Back in 1993, AI pioneer Jürgen Schmidhuber published the paperA Self-Referential Weight Matrix, which he described as a “thought experiment… intended to make a step towards self-referential machine learning by showing the theoretical possibility of self-referential neural networks whose weight matrices (WMs) can learn to implement and improve their own weight change algorithm.” A lack of subsequent practical studies in this area had however left this potentially impactful meta-learning ability unrealized — until now.
In the new paper A Modern Self-Referential Weight Matrix That Learns to Modify Itself, a research team from The Swiss AI Lab, IDSIA, University of Lugano (USI) & SUPSI, and King Abdullah University of Science and Technology (KAUST) presents a scalable self-referential WM (SRWM) that leverages outer products and the delta update rule to update and improve itself, achieving both practical applicability and impressive performance in game environments.

The proposed model is built upon fast weight programmers (FWPs), a scalable and effective method dating back to the ‘90s that can learn to memorize past data and compute fast weight changes via programming instructions that are additive outer products of self-invented activation patterns, aka keys and values for self-attention.
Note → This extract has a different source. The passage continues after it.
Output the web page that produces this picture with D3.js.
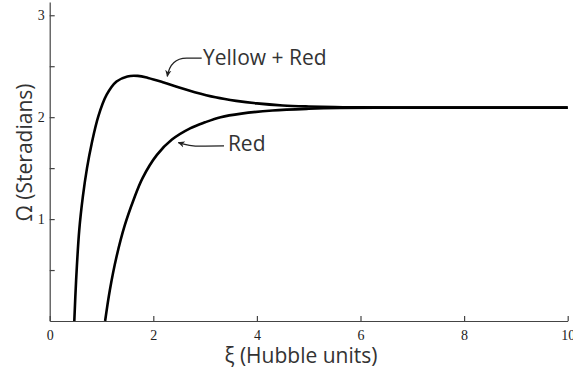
<!DOCTYPE html>
<html>
<head>
<meta charset="utf-8">
<script src="https://cdn.jsdelivr.net/npm/d3@7"></script>
<style>
  body { margin: 0; background: #fff; }
  .axis path, .axis line { stroke: #444; stroke-width: 1.2px; }
  .axis text { font-family: "Liberation Serif", serif; font-size: 14px; fill: #222; }
  .label { font-family: "Open Sans", sans-serif; font-size: 21px; fill: #333; }
</style>
</head>
<body>
<div class="root"></div>
<script>
// Yellow + Red curve
const xiYellowRed = [0.475, 0.51, 0.57, 0.64, 0.72, 0.81, 0.94, 1.10, 1.29, 1.50, 1.70, 1.90,
                     2.20, 2.50, 2.80, 3.20, 3.60, 4.00, 4.50, 5.00, 5.50, 6.00, 7.00, 8.00, 9.00, 10.00];
const omegaYellowRed = [0, 0.40, 0.89, 1.22, 1.50, 1.74, 2.01, 2.22, 2.35, 2.40, 2.405, 2.385,
                        2.34, 2.29, 2.245, 2.195, 2.16, 2.135, 2.115, 2.105, 2.099, 2.096, 2.094, 2.094, 2.094, 2.094];

// Red curve
const xiRed = [1.07, 1.16, 1.29, 1.45, 1.62, 1.79, 2.07, 2.36, 2.71, 3.00, 3.30, 3.70,
               4.30, 5.00, 5.60, 6.50, 7.50, 8.50, 10.00];
const omegaRed = [0, 0.30, 0.63, 0.94, 1.19, 1.40, 1.63, 1.78, 1.89, 1.95, 2.00, 2.035,
                  2.065, 2.082, 2.09, 2.094, 2.094, 2.094, 2.094];

// ticks
const xTicks = [0, 2, 4, 6, 8, 10];
const yTicks = [0.5, 1, 1.5, 2, 2.5, 3];
const yLabelled = [1, 2, 3];

const w = 573;
const h = 370;

const svg = d3.select(".root")
              .append("svg")
              .attr("width", w)
              .attr("height", h);

const xScale = d3.scaleLinear()
                 .domain([0, 10])
                 .range([49.7, 567.7]);

const yScale = d3.scaleLinear()
                 .domain([0, 3.13])
                 .range([321, 2]);

// arrow head for the call-outs
svg.append("defs")
   .append("marker")
   .attr("id", "arrow")
   .attr("viewBox", "0 0 10 10")
   .attr("refX", 9)
   .attr("refY", 5)
   .attr("markerWidth", 7)
   .attr("markerHeight", 7)
   .attr("markerUnits", "userSpaceOnUse")
   .attr("orient", "auto")
   .append("path")
   .attr("d", "M0,0.5 L10,5 L0,9.5 L3,5 z")
   .attr("fill", "#222");

// Add x Axis
const xAxis = d3.axisBottom(xScale)
                .tickValues(xTicks)
                .tickSize(-5)
                .tickSizeOuter(0)
                .tickPadding(9)
                .tickFormat(d3.format("d"));

svg.append("g")
   .attr("class", "axis")
   .attr("transform", "translate(0," + yScale(0) + ")")
   .call(xAxis);

// Add y Axis
const yAxis = d3.axisLeft(yScale)
                .tickValues(yTicks)
                .tickSize(-5)
                .tickSizeOuter(0)
                .tickPadding(5)
                .tickFormat((d) => yLabelled.includes(d) ? d : "");

svg.append("g")
   .attr("class", "axis")
   .attr("transform", "translate(" + xScale(0) + ",0)")
   .call(yAxis);

// curves
const line = d3.line()
               .x((d) => xScale(d[0]))
               .y((d) => yScale(d[1]))
               .curve(d3.curveCatmullRom.alpha(0.5));

const series = [
  d3.zip(xiYellowRed, omegaYellowRed),
  d3.zip(xiRed, omegaRed)
];

svg.selectAll(".curve")
   .data(series)
   .enter()
   .append("path")
   .attr("class", "curve")
   .attr("d", line)
   .attr("fill", "none")
   .attr("stroke", "#000")
   .attr("stroke-width", 2.6);

// call-outs
const callouts = [
  { text: "Yellow + Red", tx: 2.96, ty: 2.514, from: [2.934, 2.58], corner: [2.645, 2.58], ctrl: [2.33, 2.58], tip: [2.27, 2.40] },
  { text: "Red", tx: 3.44, ty: 1.67, from: [3.365, 1.718], corner: [3.0, 1.716], ctrl: [2.72, 1.71], tip: [2.483, 1.751] }
];

callouts.forEach((c) => {
  const p = d3.path();
  p.moveTo(xScale(c.from[0]), yScale(c.from[1]));
  p.lineTo(xScale(c.corner[0]), yScale(c.corner[1]));
  p.quadraticCurveTo(xScale(c.ctrl[0]), yScale(c.ctrl[1]), xScale(c.tip[0]), yScale(c.tip[1]));

  svg.append("path")
     .attr("d", p.toString())
     .attr("fill", "none")
     .attr("stroke", "#222")
     .attr("stroke-width", 1.3)
     .attr("marker-end", "url(#arrow)");

  svg.append("text")
     .attr("class", "label")
     .attr("x", xScale(c.tx))
     .attr("y", yScale(c.ty))
     .text(c.text);
});

// axis titles
svg.append("text")
   .attr("class", "label")
   .attr("text-anchor", "middle")
   .attr("x", 301)
   .attr("y", 363)
   .text("ξ (Hubble units)");

svg.append("text")
   .attr("class", "label")
   .attr("text-anchor", "middle")
   .attr("transform", "translate(32,152.5)rotate(-90)")
   .text("Ω (Steradians)");
</script>
</body>
</html>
In light of their connection to linear variants of today’s popular transformer architectures, FWPs are now witnessing a revival. Recent studies have advanced conventional FWPs with improved elementary programming instructions or update rules invoked by their slow neural net to reprogram the fast neural net, an approach that has been dubbed the “delta update rule.”

Inspired by these innovations, the proposed SRWM learns to train itself by self-invented key/value pairs and learning rates, invoking sequences of elementary programming instructions based on the outer production and the delta update rule. To enable more efficient computation, the team uses multi-head computation as in traditional transformers. The researchers also note that their SRWM can potentially replace any regular WM.
To evaluate SRWM’s ability to generate effective self-modifications, the team compared it to baseline models such as LSTM and Delta Net on supervised learning tasks under few-shot settings; and tested it on multi-task reinforcement learning (RL) in game environments.



The results show that SRWM outperforms feedforward, LSTM, and Fake SR (SRWM without self-modification) baseline models while achieving competitive performance and demonstrating practical applicability in both supervised few-shot learning and multi-task reinforcement learning settings. The team hopes their encouraging results will inspire further investigations into self-improving neural networks.
The code is available on the project’s GitHub. The paper A Modern Self-Referential Weight Matrix That Learns to Modify Itself is on arXiv.